Begin

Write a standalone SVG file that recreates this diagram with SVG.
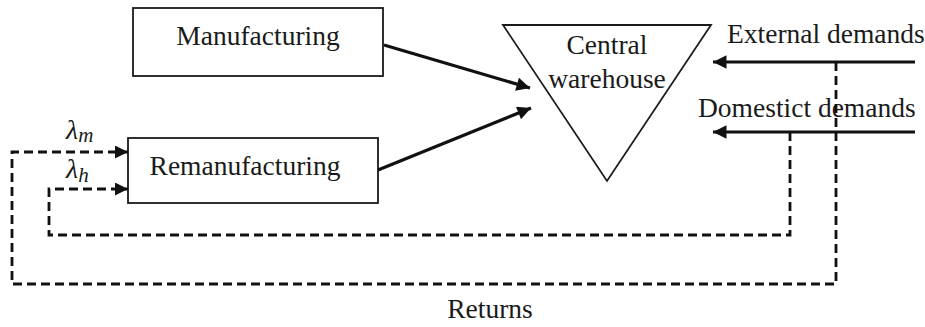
<svg xmlns="http://www.w3.org/2000/svg" width="925" height="327" viewBox="0 0 925 327">
  <defs>
    <marker id="head" viewBox="0 0 10 10" refX="10" refY="5" markerWidth="18" markerHeight="13.5" markerUnits="userSpaceOnUse" orient="auto">
      <path d="M0,0 L10,5 L0,10 z" fill="#111"/>
    </marker>
    <marker id="headSmall" viewBox="0 0 10 10" refX="10" refY="5" markerWidth="16" markerHeight="13" markerUnits="userSpaceOnUse" orient="auto">
      <path d="M0,0 L10,5 L0,10 z" fill="#111"/>
    </marker>
    <style>
      .lbl { font-family: "Liberation Serif", "Times New Roman", serif; font-size: 27.5px; fill: #1a1a1a; }
      .math { font-family: "Liberation Serif", "Times New Roman", serif; font-style: italic; fill: #1a1a1a; }
      .box { fill: #fff; stroke: #1a1a1a; stroke-width: 1.8; }
      .flow { fill: none; stroke: #111; stroke-width: 3.2; marker-end: url(#head); }
      .ret { fill: none; stroke: #111; stroke-width: 2.8; stroke-dasharray: 9 5; marker-end: url(#headSmall); }
    </style>
  </defs>

  <g id="manufacturing">
    <rect class="box" x="133" y="8" width="250" height="68"/>
    <text class="lbl" x="258" y="45" text-anchor="middle">Manufacturing</text>
  </g>

  <g id="remanufacturing">
    <rect class="box" x="128" y="138" width="250" height="65"/>
    <text class="lbl" x="245" y="175" text-anchor="middle">Remanufacturing</text>
  </g>

  <g id="central-warehouse">
    <polygon class="box" points="503,25 711,25 607,181"/>
    <text class="lbl" x="607" y="54" text-anchor="middle">Central</text>
    <text class="lbl" x="607" y="88" text-anchor="middle">warehouse</text>
  </g>

  <g id="external-demands">
    <text class="lbl" x="727" y="43">External demands</text>
  </g>

  <g id="domestic-demands">
    <text class="lbl" x="698" y="117">Domestict demands</text>
  </g>

  <g id="returns-label">
    <text class="lbl" x="490" y="318" text-anchor="middle">Returns</text>
  </g>

  <g id="rate-labels">
    <text class="math" x="66" y="139" font-size="28">λ<tspan font-size="21" dy="3">m</tspan></text>
    <text class="math" x="66" y="178" font-size="28">λ<tspan font-size="21" dy="4">h</tspan></text>
  </g>

  <g id="connectors">
    <line class="flow" x1="384" y1="45" x2="530" y2="88"/>
    <line class="flow" x1="378" y1="170" x2="531" y2="108"/>
    <line class="flow" x1="915" y1="62" x2="713" y2="62"/>
    <line class="flow" x1="915" y1="132" x2="713" y2="132"/>
    <polyline class="ret" points="836,62 836,284 12,284 12,152 128,152"/>
    <polyline class="ret" points="790,132 790,235 49,235 49,189 128,189"/>
  </g>
</svg>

End

THE TASK: Copy all the data exactly as written, but skip any picture.

FINAL ANSWER:
Write a standalone SVG file that recreates this diagram with SVG.
<svg xmlns="http://www.w3.org/2000/svg" width="925" height="327" viewBox="0 0 925 327">
  <defs>
    <marker id="head" viewBox="0 0 10 10" refX="10" refY="5" markerWidth="18" markerHeight="13.5" markerUnits="userSpaceOnUse" orient="auto">
      <path d="M0,0 L10,5 L0,10 z" fill="#111"/>
    </marker>
    <marker id="headSmall" viewBox="0 0 10 10" refX="10" refY="5" markerWidth="16" markerHeight="13" markerUnits="userSpaceOnUse" orient="auto">
      <path d="M0,0 L10,5 L0,10 z" fill="#111"/>
    </marker>
    <style>
      .lbl { font-family: "Liberation Serif", "Times New Roman", serif; font-size: 27.5px; fill: #1a1a1a; }
      .math { font-family: "Liberation Serif", "Times New Roman", serif; font-style: italic; fill: #1a1a1a; }
      .box { fill: #fff; stroke: #1a1a1a; stroke-width: 1.8; }
      .flow { fill: none; stroke: #111; stroke-width: 3.2; marker-end: url(#head); }
      .ret { fill: none; stroke: #111; stroke-width: 2.8; stroke-dasharray: 9 5; marker-end: url(#headSmall); }
    </style>
  </defs>

  <g id="manufacturing">
    <rect class="box" x="133" y="8" width="250" height="68"/>
    <text class="lbl" x="258" y="45" text-anchor="middle">Manufacturing</text>
  </g>

  <g id="remanufacturing">
    <rect class="box" x="128" y="138" width="250" height="65"/>
    <text class="lbl" x="245" y="175" text-anchor="middle">Remanufacturing</text>
  </g>

  <g id="central-warehouse">
    <polygon class="box" points="503,25 711,25 607,181"/>
    <text class="lbl" x="607" y="54" text-anchor="middle">Central</text>
    <text class="lbl" x="607" y="88" text-anchor="middle">warehouse</text>
  </g>

  <g id="external-demands">
    <text class="lbl" x="727" y="43">External demands</text>
  </g>

  <g id="domestic-demands">
    <text class="lbl" x="698" y="117">Domestict demands</text>
  </g>

  <g id="returns-label">
    <text class="lbl" x="490" y="318" text-anchor="middle">Returns</text>
  </g>

  <g id="rate-labels">
    <text class="math" x="66" y="139" font-size="28">λ<tspan font-size="21" dy="3">m</tspan></text>
    <text class="math" x="66" y="178" font-size="28">λ<tspan font-size="21" dy="4">h</tspan></text>
  </g>

  <g id="connectors">
    <line class="flow" x1="384" y1="45" x2="530" y2="88"/>
    <line class="flow" x1="378" y1="170" x2="531" y2="108"/>
    <line class="flow" x1="915" y1="62" x2="713" y2="62"/>
    <line class="flow" x1="915" y1="132" x2="713" y2="132"/>
    <polyline class="ret" points="836,62 836,284 12,284 12,152 128,152"/>
    <polyline class="ret" points="790,132 790,235 49,235 49,189 128,189"/>
  </g>
</svg>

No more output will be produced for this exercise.